- [WHAT YOU SHOULD DO]:
Copy out all lines carrying the word "chart".

- [EXERCISE MATERIAL]:
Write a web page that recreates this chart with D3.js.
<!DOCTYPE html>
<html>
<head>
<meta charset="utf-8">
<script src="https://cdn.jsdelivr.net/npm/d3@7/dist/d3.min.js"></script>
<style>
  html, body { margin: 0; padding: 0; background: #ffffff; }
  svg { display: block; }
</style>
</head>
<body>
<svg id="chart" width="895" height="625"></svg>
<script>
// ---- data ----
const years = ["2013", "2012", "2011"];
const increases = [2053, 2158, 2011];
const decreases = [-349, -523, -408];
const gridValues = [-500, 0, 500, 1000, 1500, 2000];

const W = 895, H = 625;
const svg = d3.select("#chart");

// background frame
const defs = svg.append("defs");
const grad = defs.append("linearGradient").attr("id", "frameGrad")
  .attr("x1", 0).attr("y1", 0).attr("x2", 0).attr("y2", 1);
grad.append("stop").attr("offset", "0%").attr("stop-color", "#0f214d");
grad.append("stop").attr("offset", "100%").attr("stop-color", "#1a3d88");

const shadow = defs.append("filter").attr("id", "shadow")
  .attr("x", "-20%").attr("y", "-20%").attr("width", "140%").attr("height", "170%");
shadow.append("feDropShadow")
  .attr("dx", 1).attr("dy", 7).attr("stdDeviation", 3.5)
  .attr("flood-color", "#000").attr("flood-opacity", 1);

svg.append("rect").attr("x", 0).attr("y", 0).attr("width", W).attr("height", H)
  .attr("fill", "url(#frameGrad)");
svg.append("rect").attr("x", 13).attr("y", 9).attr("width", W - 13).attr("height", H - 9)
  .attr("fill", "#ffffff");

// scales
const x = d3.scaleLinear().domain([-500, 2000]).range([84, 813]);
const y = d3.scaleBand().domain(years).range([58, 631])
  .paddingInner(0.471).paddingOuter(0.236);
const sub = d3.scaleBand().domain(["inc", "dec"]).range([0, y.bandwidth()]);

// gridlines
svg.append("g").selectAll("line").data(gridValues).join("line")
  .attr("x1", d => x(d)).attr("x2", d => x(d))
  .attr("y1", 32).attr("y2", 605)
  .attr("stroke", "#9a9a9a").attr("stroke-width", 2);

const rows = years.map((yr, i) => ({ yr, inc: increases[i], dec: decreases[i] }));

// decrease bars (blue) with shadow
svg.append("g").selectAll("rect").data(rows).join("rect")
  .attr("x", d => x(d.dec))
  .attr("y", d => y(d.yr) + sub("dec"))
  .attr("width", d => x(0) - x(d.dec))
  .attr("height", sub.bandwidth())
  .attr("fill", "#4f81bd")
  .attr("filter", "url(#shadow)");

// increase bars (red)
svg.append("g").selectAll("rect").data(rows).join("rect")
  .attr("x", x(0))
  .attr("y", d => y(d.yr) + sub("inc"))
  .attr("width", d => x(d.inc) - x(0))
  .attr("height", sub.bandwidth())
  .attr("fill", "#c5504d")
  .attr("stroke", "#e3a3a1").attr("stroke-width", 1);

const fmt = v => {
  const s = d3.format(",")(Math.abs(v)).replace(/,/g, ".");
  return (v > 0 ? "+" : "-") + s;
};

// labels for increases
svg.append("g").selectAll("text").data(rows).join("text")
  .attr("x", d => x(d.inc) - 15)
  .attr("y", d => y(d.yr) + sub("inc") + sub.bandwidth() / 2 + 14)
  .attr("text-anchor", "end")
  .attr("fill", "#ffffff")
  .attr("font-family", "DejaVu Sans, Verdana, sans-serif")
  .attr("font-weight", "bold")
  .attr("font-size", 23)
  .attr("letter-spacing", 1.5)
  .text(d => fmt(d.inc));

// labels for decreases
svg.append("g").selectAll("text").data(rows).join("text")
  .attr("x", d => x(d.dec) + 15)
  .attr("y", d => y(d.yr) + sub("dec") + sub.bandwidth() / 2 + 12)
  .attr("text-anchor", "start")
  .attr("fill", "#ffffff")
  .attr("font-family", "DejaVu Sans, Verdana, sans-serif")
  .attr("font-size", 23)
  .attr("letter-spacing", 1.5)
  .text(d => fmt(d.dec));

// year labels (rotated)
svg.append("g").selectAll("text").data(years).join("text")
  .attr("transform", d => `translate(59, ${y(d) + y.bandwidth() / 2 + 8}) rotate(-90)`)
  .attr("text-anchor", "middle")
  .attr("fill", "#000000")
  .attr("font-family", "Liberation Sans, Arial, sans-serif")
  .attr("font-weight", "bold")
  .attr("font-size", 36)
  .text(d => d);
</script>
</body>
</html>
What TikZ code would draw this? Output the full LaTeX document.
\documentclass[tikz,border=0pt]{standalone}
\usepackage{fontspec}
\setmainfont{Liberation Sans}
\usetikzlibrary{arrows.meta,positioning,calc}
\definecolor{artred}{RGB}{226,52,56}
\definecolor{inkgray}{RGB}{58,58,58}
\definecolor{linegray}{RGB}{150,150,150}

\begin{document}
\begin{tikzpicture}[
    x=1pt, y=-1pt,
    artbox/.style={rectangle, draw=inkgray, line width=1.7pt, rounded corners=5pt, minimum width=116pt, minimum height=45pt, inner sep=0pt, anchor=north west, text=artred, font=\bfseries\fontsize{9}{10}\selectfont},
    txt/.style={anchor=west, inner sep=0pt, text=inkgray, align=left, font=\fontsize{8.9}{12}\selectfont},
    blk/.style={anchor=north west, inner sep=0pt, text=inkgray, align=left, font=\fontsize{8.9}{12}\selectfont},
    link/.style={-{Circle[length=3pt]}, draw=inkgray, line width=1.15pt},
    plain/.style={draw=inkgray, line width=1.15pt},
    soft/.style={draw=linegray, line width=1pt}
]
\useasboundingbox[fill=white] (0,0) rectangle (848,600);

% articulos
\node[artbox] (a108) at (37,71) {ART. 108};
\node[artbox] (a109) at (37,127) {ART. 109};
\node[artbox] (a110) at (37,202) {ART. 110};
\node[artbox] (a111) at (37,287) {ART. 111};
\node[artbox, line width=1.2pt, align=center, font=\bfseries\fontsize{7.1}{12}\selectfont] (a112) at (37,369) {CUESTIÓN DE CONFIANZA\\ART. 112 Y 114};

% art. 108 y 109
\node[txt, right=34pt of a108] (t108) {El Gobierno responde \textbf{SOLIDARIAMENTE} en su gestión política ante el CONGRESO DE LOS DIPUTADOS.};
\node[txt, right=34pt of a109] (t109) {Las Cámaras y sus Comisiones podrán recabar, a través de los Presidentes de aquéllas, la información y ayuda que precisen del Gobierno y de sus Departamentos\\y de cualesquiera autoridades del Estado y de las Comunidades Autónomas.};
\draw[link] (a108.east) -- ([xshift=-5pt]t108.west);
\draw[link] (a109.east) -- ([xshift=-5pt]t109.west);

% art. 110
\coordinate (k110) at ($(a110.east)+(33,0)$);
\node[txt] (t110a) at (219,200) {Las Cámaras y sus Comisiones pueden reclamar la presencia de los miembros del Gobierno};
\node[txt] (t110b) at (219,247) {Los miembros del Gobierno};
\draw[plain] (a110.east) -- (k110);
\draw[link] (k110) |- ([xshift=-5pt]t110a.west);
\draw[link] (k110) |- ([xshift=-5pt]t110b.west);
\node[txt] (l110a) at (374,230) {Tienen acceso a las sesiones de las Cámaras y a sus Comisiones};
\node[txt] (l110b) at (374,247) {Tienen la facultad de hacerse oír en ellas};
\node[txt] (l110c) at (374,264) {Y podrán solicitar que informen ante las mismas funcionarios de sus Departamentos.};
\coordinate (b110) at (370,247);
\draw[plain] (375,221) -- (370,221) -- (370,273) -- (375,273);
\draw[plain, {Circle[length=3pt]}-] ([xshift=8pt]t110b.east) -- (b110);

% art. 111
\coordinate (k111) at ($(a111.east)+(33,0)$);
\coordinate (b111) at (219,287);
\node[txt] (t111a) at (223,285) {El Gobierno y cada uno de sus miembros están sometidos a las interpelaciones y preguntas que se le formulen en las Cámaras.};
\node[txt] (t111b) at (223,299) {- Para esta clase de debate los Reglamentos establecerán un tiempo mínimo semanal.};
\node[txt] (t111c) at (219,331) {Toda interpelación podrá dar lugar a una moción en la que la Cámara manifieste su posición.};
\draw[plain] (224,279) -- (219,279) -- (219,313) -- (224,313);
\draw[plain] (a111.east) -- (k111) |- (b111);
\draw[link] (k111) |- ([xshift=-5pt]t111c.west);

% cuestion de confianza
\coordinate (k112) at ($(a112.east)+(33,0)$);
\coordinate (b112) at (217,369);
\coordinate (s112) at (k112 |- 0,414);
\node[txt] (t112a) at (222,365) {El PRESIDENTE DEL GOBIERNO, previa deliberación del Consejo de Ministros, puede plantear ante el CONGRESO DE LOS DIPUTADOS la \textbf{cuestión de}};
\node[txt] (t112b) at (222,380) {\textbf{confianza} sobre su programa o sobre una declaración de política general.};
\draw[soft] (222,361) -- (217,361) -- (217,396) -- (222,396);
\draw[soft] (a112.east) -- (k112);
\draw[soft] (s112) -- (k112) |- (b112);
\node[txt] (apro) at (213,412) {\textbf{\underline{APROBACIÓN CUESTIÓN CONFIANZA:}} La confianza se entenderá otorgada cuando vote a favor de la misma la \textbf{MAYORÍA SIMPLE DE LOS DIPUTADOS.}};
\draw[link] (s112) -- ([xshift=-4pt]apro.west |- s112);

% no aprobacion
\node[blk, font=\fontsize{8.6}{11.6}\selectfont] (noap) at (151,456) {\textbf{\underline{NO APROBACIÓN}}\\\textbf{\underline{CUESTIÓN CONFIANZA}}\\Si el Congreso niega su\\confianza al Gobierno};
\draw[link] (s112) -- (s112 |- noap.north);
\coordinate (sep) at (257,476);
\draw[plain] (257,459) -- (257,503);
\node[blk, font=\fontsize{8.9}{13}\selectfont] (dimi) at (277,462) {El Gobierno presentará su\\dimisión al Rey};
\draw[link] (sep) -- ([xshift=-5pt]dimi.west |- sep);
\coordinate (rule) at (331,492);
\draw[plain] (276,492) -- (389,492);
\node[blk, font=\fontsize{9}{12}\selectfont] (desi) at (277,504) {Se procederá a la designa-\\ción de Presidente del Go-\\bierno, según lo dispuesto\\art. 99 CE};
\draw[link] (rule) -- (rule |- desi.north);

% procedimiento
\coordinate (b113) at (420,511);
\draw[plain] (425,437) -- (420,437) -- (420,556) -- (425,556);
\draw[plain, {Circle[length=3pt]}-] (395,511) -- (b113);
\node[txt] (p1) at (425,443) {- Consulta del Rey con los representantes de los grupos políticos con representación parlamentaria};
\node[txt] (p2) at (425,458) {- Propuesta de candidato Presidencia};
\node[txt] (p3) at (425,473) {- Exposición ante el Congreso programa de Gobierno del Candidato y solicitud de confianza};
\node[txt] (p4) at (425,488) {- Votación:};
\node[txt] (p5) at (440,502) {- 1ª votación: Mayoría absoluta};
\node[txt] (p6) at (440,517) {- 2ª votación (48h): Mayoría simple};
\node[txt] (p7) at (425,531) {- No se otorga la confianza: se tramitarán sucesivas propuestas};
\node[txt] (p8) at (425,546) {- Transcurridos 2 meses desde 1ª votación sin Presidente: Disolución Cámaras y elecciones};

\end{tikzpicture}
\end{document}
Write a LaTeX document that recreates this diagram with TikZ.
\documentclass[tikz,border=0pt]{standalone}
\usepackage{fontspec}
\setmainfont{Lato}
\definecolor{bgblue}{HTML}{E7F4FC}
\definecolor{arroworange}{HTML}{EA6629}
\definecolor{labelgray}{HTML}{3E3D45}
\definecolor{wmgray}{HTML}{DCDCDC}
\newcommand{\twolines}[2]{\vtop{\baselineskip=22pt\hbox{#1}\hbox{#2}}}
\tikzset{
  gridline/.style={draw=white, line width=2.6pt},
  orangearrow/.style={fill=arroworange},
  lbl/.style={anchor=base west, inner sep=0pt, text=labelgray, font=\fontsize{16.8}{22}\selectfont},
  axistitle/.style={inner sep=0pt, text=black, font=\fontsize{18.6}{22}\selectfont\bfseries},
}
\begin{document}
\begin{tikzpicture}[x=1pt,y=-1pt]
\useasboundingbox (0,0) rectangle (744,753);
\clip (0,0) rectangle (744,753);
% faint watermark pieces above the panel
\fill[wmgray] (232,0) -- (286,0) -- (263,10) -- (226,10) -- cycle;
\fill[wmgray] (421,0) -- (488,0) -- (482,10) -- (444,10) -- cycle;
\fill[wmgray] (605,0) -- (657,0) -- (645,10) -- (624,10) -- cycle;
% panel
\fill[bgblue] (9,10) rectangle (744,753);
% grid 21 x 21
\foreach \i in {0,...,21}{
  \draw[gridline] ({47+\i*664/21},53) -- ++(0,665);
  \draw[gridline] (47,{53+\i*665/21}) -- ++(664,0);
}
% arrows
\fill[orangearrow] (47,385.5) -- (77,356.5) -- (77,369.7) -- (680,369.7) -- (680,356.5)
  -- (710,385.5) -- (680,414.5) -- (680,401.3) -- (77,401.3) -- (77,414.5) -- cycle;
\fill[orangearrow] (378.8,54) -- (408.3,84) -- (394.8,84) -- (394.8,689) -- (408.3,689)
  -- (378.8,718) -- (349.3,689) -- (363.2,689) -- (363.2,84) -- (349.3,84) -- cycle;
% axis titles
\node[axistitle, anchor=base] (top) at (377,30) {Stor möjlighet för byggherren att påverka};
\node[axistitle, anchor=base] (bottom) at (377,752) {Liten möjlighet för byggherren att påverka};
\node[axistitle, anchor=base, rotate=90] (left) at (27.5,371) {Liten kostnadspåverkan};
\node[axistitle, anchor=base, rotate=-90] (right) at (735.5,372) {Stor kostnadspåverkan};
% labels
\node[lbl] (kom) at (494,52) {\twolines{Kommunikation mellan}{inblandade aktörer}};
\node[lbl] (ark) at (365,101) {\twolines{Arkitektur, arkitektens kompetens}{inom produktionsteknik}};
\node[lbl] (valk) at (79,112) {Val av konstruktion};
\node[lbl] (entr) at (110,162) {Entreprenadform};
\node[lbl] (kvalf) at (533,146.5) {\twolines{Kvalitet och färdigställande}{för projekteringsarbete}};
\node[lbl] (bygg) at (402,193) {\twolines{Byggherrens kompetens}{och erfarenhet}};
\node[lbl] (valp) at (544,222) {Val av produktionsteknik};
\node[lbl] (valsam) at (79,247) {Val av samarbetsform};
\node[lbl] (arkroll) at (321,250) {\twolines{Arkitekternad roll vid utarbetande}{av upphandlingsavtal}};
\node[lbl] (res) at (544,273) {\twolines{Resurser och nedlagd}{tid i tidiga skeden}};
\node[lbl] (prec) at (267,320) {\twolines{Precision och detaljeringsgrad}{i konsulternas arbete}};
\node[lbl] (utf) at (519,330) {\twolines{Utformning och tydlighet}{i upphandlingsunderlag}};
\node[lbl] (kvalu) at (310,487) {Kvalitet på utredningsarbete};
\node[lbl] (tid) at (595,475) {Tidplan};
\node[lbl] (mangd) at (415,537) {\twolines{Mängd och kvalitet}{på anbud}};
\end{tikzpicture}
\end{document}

- [EXPECTED OUTPUT]:
Write a web page that recreates this chart with D3.js.
<svg id="chart" width="895" height="625"></svg>
const svg = d3.select("#chart");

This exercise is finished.